Dengan demikian harga eceran yang digunakan dalam perhitungan adalah harga eceran setelah pajak (Rp 2.500/ltr), sehingga subsidi rill yang ditanggung negara adalah Rp 5.467/ltr,- yang berasal dari subsidi yang ditanggung negara sebelum pajak Rp 5.717/ltr dikurangi dengan penerimaan negara dari pajak yang dibayar oleh masyarakat dari tiap liter BBM yang dibeli, sebesar Rp 250/ltr,-
Atau dari pengurangan harga patokan dikurang harga eceran setelah, yaitu Rp 7.967 – Rp 2.500 = Rp 5467/ltr,- demikian besar total subsidi Minyak Tanah untuk tahun 2015 adalah Rp 42.425.920.000.000
Bila alokasi dana BBM untuk Minyak Tanah tahun 2015 yang dipatok dalam APBN sebesar Rp 6,1 triliun, sedangkan subsidi sesungguhnya berdasarkan harga ekonomian setelah pajak adalah Rp 4,64 triliun, maka selisih lebih dana subsidi BBM di dalam APBN 2015 adalah Rp 6,1 triliun – Rp 4,64 triliun = Rp 1,46 triliun[3].

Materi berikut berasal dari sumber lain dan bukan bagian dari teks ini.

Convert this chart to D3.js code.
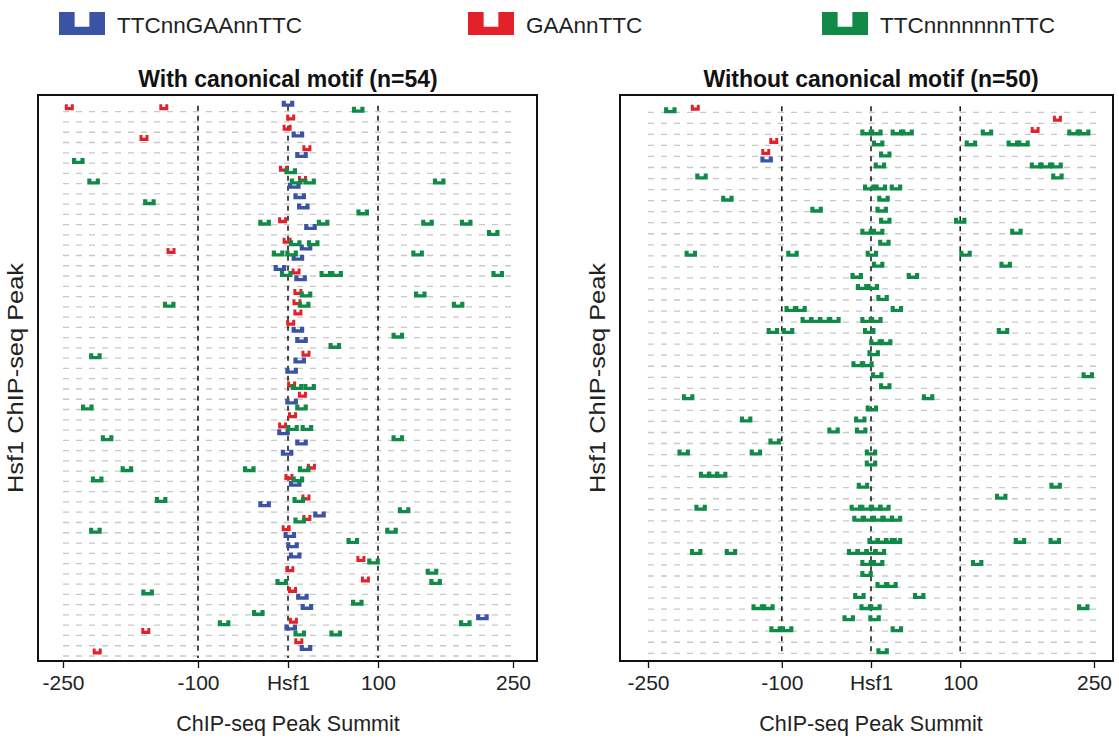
<!DOCTYPE html>
<html>
<head>
<script src="https://cdn.jsdelivr.net/npm/d3@7"></script>
<style>
  body{margin:0;background:#fff;font-family:"Liberation Sans",Arial,Helvetica,sans-serif;}
</style>
</head>
<body>
<div id="chart"></div>
<script>

var motifNames = ["TTCnnGAAnnTTC","GAAnnTTC","TTCnnnnnnnTTC"]
var motifColors = ["#3a53a4","#e4202a","#0f8b47"]
var tickValues = [-250,-100,0,100,250]
var tickLabels = ["-250","-100","Hsf1","100","250"]
var guideValues = [-100,0,100]
var panelTitles = ["With canonical motif (n=54)","Without canonical motif (n=50)"]

// [row, position of motif centre relative to the Hsf1 summit (bp)]
var leftBlue = [[0,0],[3,11],[5,15],[8,7],[9,13],[10,17],[12,25],[14,20],[15,11],[16,-9],[17,14],
  [22,11],[23,15],[25,13],[26,4],[29,4],[32,-5],[33,15],[34,-1],[37,8],[39,-26],[40,35],[42,2],
  [43,5],[44,8],[48,16],[49,21],[50,216],[51,3],[53,20]]
var leftRed = [[0,-243],[0,-138],[1,3],[2,-1],[3,-160],[4,21],[6,-5],[7,16],[11,-6],[13,-1],[14,-130],
  [16,9],[18,11],[19,10],[20,11],[21,3],[24,20],[27,4],[28,16],[30,5],[31,-6],[35,26],[36,1],
  [38,20],[40,21],[41,-2],[44,81],[45,2],[46,86],[47,5],[50,6],[51,-158],[52,12],[53,-212]]
var leftGreen = [[0,78],[5,-233],[6,3],[7,-216],[7,9],[7,24],[7,168],[9,-154],[10,83],[11,-26],[11,39],
  [11,155],[11,198],[12,228],[13,8],[13,28],[14,-11],[14,4],[14,144],[16,-2],[16,42],[16,54],[16,233],
  [18,20],[18,147],[19,-132],[19,18],[19,189],[22,122],[23,52],[24,-214],[27,10],[27,24],[29,-223],
  [29,15],[31,5],[31,21],[32,-201],[32,122],[35,-179],[35,-43],[35,18],[36,-212],[36,11],[38,-141],
  [38,12],[39,129],[40,13],[41,-214],[41,115],[42,72],[44,95],[45,160],[46,-7],[46,164],[47,-156],
  [48,77],[49,-33],[50,-71],[50,197],[51,13],[51,53]]

var rightBlue = [[5,-117]]
var rightRed = [[0,-197],[1,209],[2,184],[3,-109],[4,-118]]
var rightGreen = [[0,-225],[2,-5],[2,6],[2,29],[2,41],[2,130],[2,227],[2,239],[3,8],[3,112],[3,159],
  [3,171],[4,16],[5,10],[5,185],[5,196],[5,208],[6,-190],[6,209],[7,-2],[7,11],[7,28],[8,-161],[8,14],
  [9,-61],[9,12],[10,16],[10,100],[11,-5],[11,8],[11,163],[12,15],[13,-202],[13,-88],[13,1],[13,106],
  [14,8],[14,151],[15,-16],[15,47],[16,-10],[16,2],[17,13],[18,-90],[18,-79],[18,29],[19,-72],[19,-62],
  [19,-52],[19,-41],[19,-5],[19,6],[20,-110],[20,-93],[20,-2],[20,148],[21,5],[21,17],[22,3],[23,-15],
  [23,-4],[24,7],[24,243],[25,16],[26,-205],[26,64],[27,1],[28,-140],[28,-12],[29,-42],[29,-11],
  [30,-108],[31,-210],[31,-129],[31,0],[32,0],[33,-186],[33,-177],[33,-168],[34,-9],[34,207],[35,146],
  [36,-191],[36,-17],[36,-5],[36,6],[36,15],[37,-14],[37,-3],[37,8],[37,19],[37,28],[39,3],[39,12],
  [39,22],[39,28],[39,167],[39,206],[40,-196],[40,-157],[40,-20],[40,-10],[40,0],[40,10],[41,-5],
  [41,8],[41,119],[42,-5],[43,12],[43,23],[44,-13],[44,54],[45,-127],[45,-115],[45,-6],[45,5],
  [45,238],[46,-25],[46,4],[47,-107],[47,-94],[47,29],[49,13]]

var motifWidth = [14,10,14]     // drawn width in bp
var motifShift = [-8,-4.5,-2]   // vertical position of each motif type within a row

var svg = d3.select("#chart").append("svg")
  .attr("width",1119).attr("height",740)
  .style("font-family",'"Liberation Sans",Arial,Helvetica,sans-serif')

function uShape(x0,x1,top,h,arm,depth){
  var a = (x1-x0)*arm, d = h*depth
  return "M"+x0+","+top+"H"+(x0+a)+"V"+(top+d)+"H"+(x1-a)+"V"+top+"H"+x1+"V"+(top+h)+"H"+x0+"Z"
}

function drawPanel(p){
  var x = d3.scaleLinear().domain([-250,250]).range([p.xa,p.xb])
  var y = d3.scaleLinear().domain([0,p.n-1]).range([p.ya,p.yb])
  var g = svg.append("g")

  // row guides
  g.selectAll(".row").data(d3.range(p.n)).enter().append("line")
    .attr("x1",x(-250)).attr("x2",x(250)+2)
    .attr("y1",function(d){return y(d)}).attr("y2",function(d){return y(d)})
    .attr("stroke","#c8c8c8").attr("stroke-width",1.3).attr("stroke-dasharray","6,7")

  g.selectAll(".guide").data(guideValues).enter().append("line")
    .attr("x1",function(d){return x(d)}).attr("x2",function(d){return x(d)})
    .attr("y1",y(0)-6).attr("y2",y(p.n-1)+2)
    .attr("stroke","#111").attr("stroke-width",1.5).attr("stroke-dasharray","5,5")

  var sets = [p.blue,p.red,p.green]
  sets.forEach(function(set,t){
    g.selectAll(".m"+t).data(set).enter().append("path")
      .attr("d",function(d){
        var c = y(d[0])+motifShift[t]
        return uShape(x(d[1]-motifWidth[t]/2),x(d[1]+motifWidth[t]/2),c-3,6,0.33,0.45)
      })
      .attr("fill",motifColors[t])
  })

  g.append("rect").attr("x",p.bx).attr("y",95).attr("width",p.bw).attr("height",566)
    .attr("fill","none").attr("stroke","#111").attr("stroke-width",2)

  var axis = d3.axisBottom(x).tickValues(tickValues)
    .tickFormat(function(d,i){return tickLabels[i]}).tickSize(7).tickSizeOuter(0).tickPadding(7)
  var ax = g.append("g").attr("transform","translate(0,661)").call(axis)
  ax.select(".domain").remove()
  ax.selectAll("line").attr("stroke","#111").attr("stroke-width",1.3)
  ax.selectAll("text").attr("font-size",21).attr("fill","#222")
    .style("font-family",'"Liberation Sans",Arial,sans-serif')

  g.append("text").text(p.title).attr("x",x(0)).attr("y",87)
    .attr("text-anchor","middle").attr("font-size",23).attr("font-weight","bold").attr("fill","#111")
  g.append("text").text("ChIP-seq Peak Summit").attr("x",x(0)).attr("y",731)
    .attr("text-anchor","middle").attr("font-size",21.5).attr("fill","#222")
  g.append("text").text("Hsf1 ChIP-seq Peak")
    .attr("transform","translate("+(p.bx-15)+",378) rotate(-90)")
    .attr("text-anchor","middle").attr("font-size",22).attr("fill","#222")
    .attr("textLength",230).attr("lengthAdjust","spacingAndGlyphs")
}

drawPanel({xa:63,xb:513,n:54,ya:111.7,yb:656,bx:38,bw:499,title:panelTitles[0],
  blue:leftBlue,red:leftRed,green:leftGreen})
drawPanel({xa:648,xb:1094,n:50,ya:112.3,yb:653.3,bx:620,bw:493,title:panelTitles[1],
  blue:rightBlue,red:rightRed,green:rightGreen})

// legend
var legendX = [59,468,822]
var leg = svg.append("g")
motifNames.forEach(function(name,i){
  leg.append("path").attr("d",uShape(legendX[i],legendX[i]+46,12,23,0.34,0.64)).attr("fill",motifColors[i])
  leg.append("text").text(name).attr("x",legendX[i]+58).attr("y",33)
    .attr("font-size",22.5).attr("fill","#222")
})

</script>
</body>
</html>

Jika subsidi perliter Minyak tanah sebagaimana simulasi perhitungan APBN sebesar Rp 7.176/liter, sedangkan subsidi menurut perhitungan formulasi diatas sebesar Rp 5.467/ltr, maka terdapat selisih/kelebihan sebesar Rp 1.709/liter ( Rp 7.176 – Rp 5.467)
Dengan demikian, harga keekonomian Minyak Tanah menurut formula pepres (setelah pajak) adalah Rp 7.967/ltr,- ( Rp 2.500/ltr + Rp 5.467).
Sementara itu harga keekonomian BBM Solar didalam APBN (setelah pajak) yaitu sebesar Rp 9.676/ltr,- (Rp 2.500 + Rp 7.176)
IV.2.3.3 Skenario Kenaikan
Pemerintah berencana menaikan harga BBM eceran subsidi, namun sejauh ini belum diketahui dengan pasti berapa besaran kenaikan BBM, namun dari berbagai berita yang muncul di media dan pernyatan pejabat terkait, ada dua angka yang sering disebut yaitu Rp 2.000/ltr dan Rp 3.000/ltr.
Mengingat pada simulasi perhitungan diatas menggunakan pendekatan harga eceran dan harga keekonoian sebelum dan setelah pajak, maka pada bagian skenario kenaikan ini juga menggunakan pendeketan tersebut.
IV.2.3.3.1. Skenario Kenaikan Dengan Harga Eceran Premium Sebelum Pajak
IV.2.3.3.1.1. Skenario Rp 2.000
Bila pemerintah menaikan harga jual BBM eceran sebesar Rp 2.000/ltr, maka harga baru yang terbentuk adalah RP 4.250/ltr (Rp 2.000 + Rp 2.250), Demikian maka subsidi yang masih akan ditanggung oleh APBN adalah Rp 7.967 – Rp 4.250 = Rp 3.717/ltr,- atau sebesar Rp 3.159.450.000.000 (Rp 3,15 triliun),
Demikian akan terjadi penghematan dari besarnya subsidi rill yang semestinya ditangung pemerintah yaitu Rp 1,7 triliun (Rp 4,85 triliun – Rp 3,15 triliun) atau dari pengurangan antara total subsidi rill yang seharusnya ditanggung oleh pemerintah dengan subsidi yang masih ditanggung setelah kenaikan Rp 2.000/ltr.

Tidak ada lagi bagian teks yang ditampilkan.